2) On Lightning: It’s a great idea. I’ve been thinking of Bitcoin as a layer on the internet stack, like TCP/IP. Protocols like lightning are like HTTP, making it easier and more accessible for the world.
Sounds political ;) It sort of is. :-)
In the course of your career, what has been your greatest setback or stumbling block? I think that every major setback that I've had has made me stronger so in many ways - like a healthy immune system - without the challenges, I wouldn't have growth would be who I am. So first off, I don't see setbacks or stumbling blocks (as long ask they don't kill you) as negative things.
Probably the thing that set me back the most was when my mother died of cancer and it turned out that we had spent all of our money + a couple of hundreds of thousands of dollars on medical bills. I ended up spending the next few years living in a pretty shitty place working for a pretty shitty guy digging myself out of the hole. At some level that built character, but I think it also provided me with the energy to get off my ass and do real work and start a real business so I didn't have to work for people I didn't like.

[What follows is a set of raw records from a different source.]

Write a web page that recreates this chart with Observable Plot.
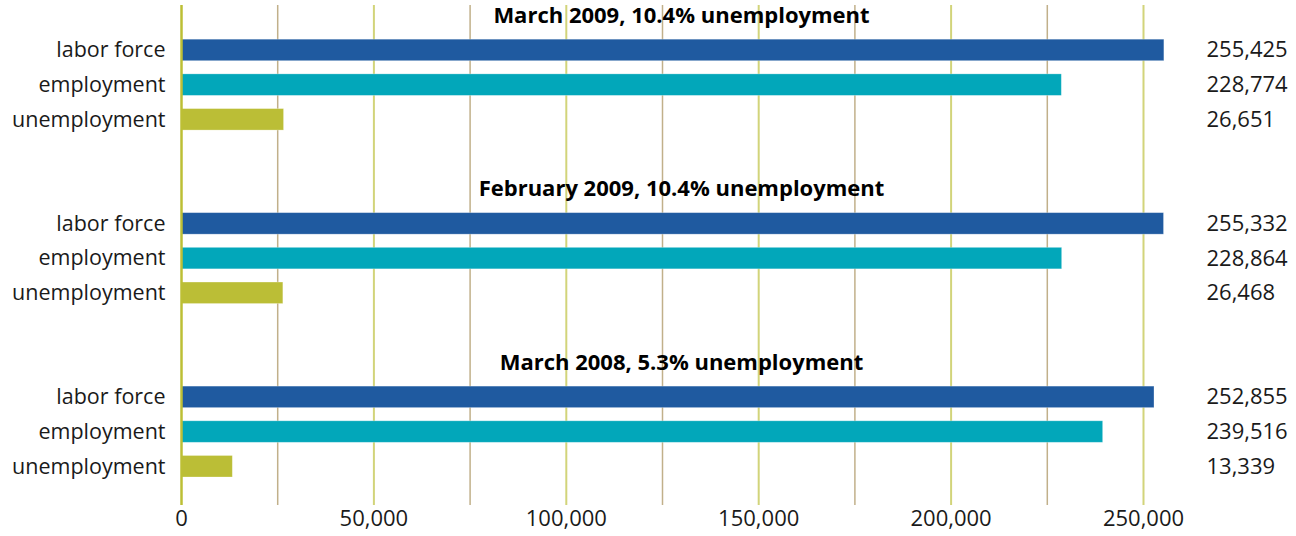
<!DOCTYPE html>
<html>
<head>
<meta charset="utf-8">
<script src="https://cdn.jsdelivr.net/npm/d3@7"></script>
<script src="https://cdn.jsdelivr.net/npm/@observablehq/plot@0.6"></script>
<style>
  html, body { margin: 0; padding: 0; background: #fff; }
  #chart svg { display: block; }
</style>
</head>
<body>
<div id="chart"></div>
<script>
const periods = ["March 2009, 10.4% unemployment", "February 2009, 10.4% unemployment", "March 2008, 5.3% unemployment"];
const measures = ["labor force", "employment", "unemployment"];
const laborForce = [255425, 255332, 252855];
const employment = [228774, 228864, 239516];
const unemployment = [26651, 26468, 13339];
const xTicks = [0, 50000, 100000, 150000, 200000, 250000];
const gridTicks = [25000, 50000, 75000, 100000, 125000, 150000, 175000, 200000, 225000, 250000];
const colors = ["#1f5aa0", "#02a7ba", "#bbbe36"];

const seriesValues = [laborForce, employment, unemployment];
const rows = [];
const titles = [];
const bars = [];
periods.forEach((p, i) => {
  if (i > 0) rows.push("gap" + i);
  rows.push("title" + i);
  titles.push({row: "title" + i, text: p});
  measures.forEach((m, j) => {
    const key = i + "|" + m;
    rows.push(key);
    bars.push({row: key, measure: m, value: seriesValues[j][i]});
  });
});

const fmt = d3.format(",");
const font = "'Open Sans', 'Noto Sans', sans-serif";

const chart = Plot.plot({
  width: 1296,
  height: 536,
  marginLeft: 181,
  marginRight: 153,
  marginTop: 5,
  marginBottom: 31,
  style: {fontFamily: font, fontSize: "20px", color: "#1a1a1a", background: "#fff"},
  x: {domain: [0, 250000], ticks: xTicks, tickFormat: fmt},
  y: {type: "band", domain: rows, range: [4.5, 477], paddingInner: 0.38, paddingOuter: 0, round: false, axis: null},
  color: {domain: measures, range: colors},
  marks: [
    Plot.ruleX(gridTicks, {stroke: d => d % 50000 === 0 ? "#d2d47a" : "#c1b08a", strokeWidth: d => d % 50000 === 0 ? 2 : 1.5}),
    Plot.barX(bars, {x: "value", y: "row", fill: "measure", stroke: "#ffffff", strokeOpacity: 0.35, strokeWidth: 0.8}),
    Plot.ruleX([0], {stroke: "#bcbf35", strokeWidth: 2.5}),
    Plot.axisX({ticks: xTicks, tickFormat: fmt, tickSize: 0, tickPadding: 5, fontSize: 22, label: null}),
    Plot.text(bars, {x: 0, y: "row", text: "measure", textAnchor: "end", dx: -16, fontSize: 21.5, fill: "#1a1a1a"}),
    Plot.text(bars, {x: 250000, y: "row", text: d => fmt(d.value), textAnchor: "start", dx: 63, fontSize: 22, fill: "#1a1a1a"}),
    Plot.text(titles, {frameAnchor: "middle", y: "row", text: "text", dx: 19, fontSize: 22, fontWeight: "bold", fill: "#000"})
  ]
});
document.getElementById("chart").appendChild(chart);
</script>
</body>
</html>
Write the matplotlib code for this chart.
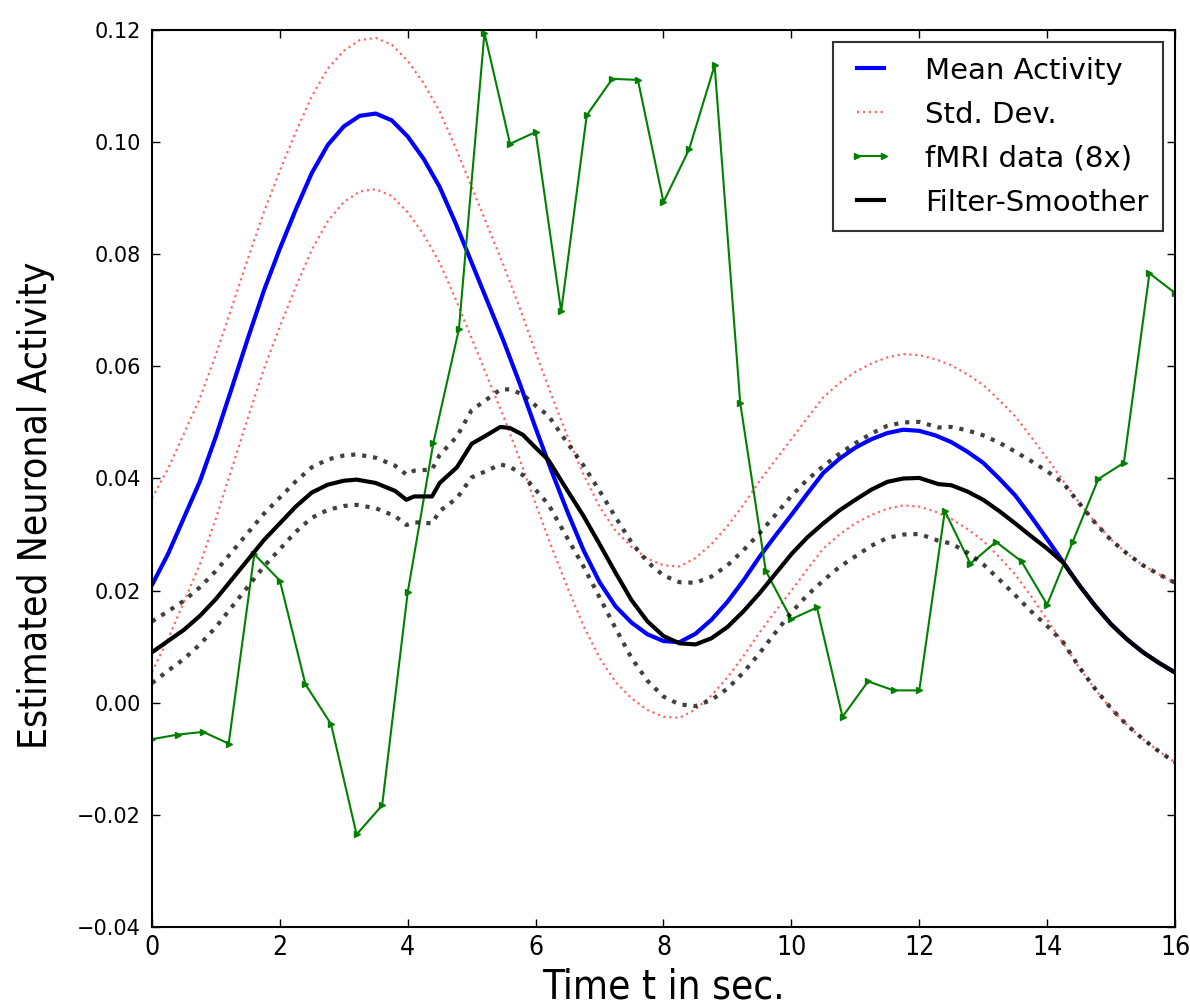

Hi there! Thanks once again for this AMA. In relation to the question above, what would you consider your biggest failure and how did you learn from this? Much thanks. My biggest failure was probably the incubator that I built in 2000 in Japan called Neoteny. We were backed by some VCs who thought that a big full service incubator would be more successful than a fund so we built a big facility, hired a bunch of people (40+), raised a bunch of money and started investing in and incubating companies. A lot of this was driven by the VC and the market at the time where many incubators were going public at valuations that were many times the value of their portfolios. Soon this model fell out of favor of the market, the model didn't actually work that well, the VCs pushed us to shut down and I had to fire everyone and wind the company down, pay the remaining cash back to our investors and set up a skeleton team to manage the portfolio of investments.
We did some good things like invest in Six Apart that developed Movable Type which didn't end up being a great investment financially, but did help bring blogging to the world.
Although I view it as a massive failure on my part, almost all of my investors are still friends and many of them have continued to invest in my companies and my funds, in part because I think we were always honest and tried to make the right decisions for the employees as well as the shareholders.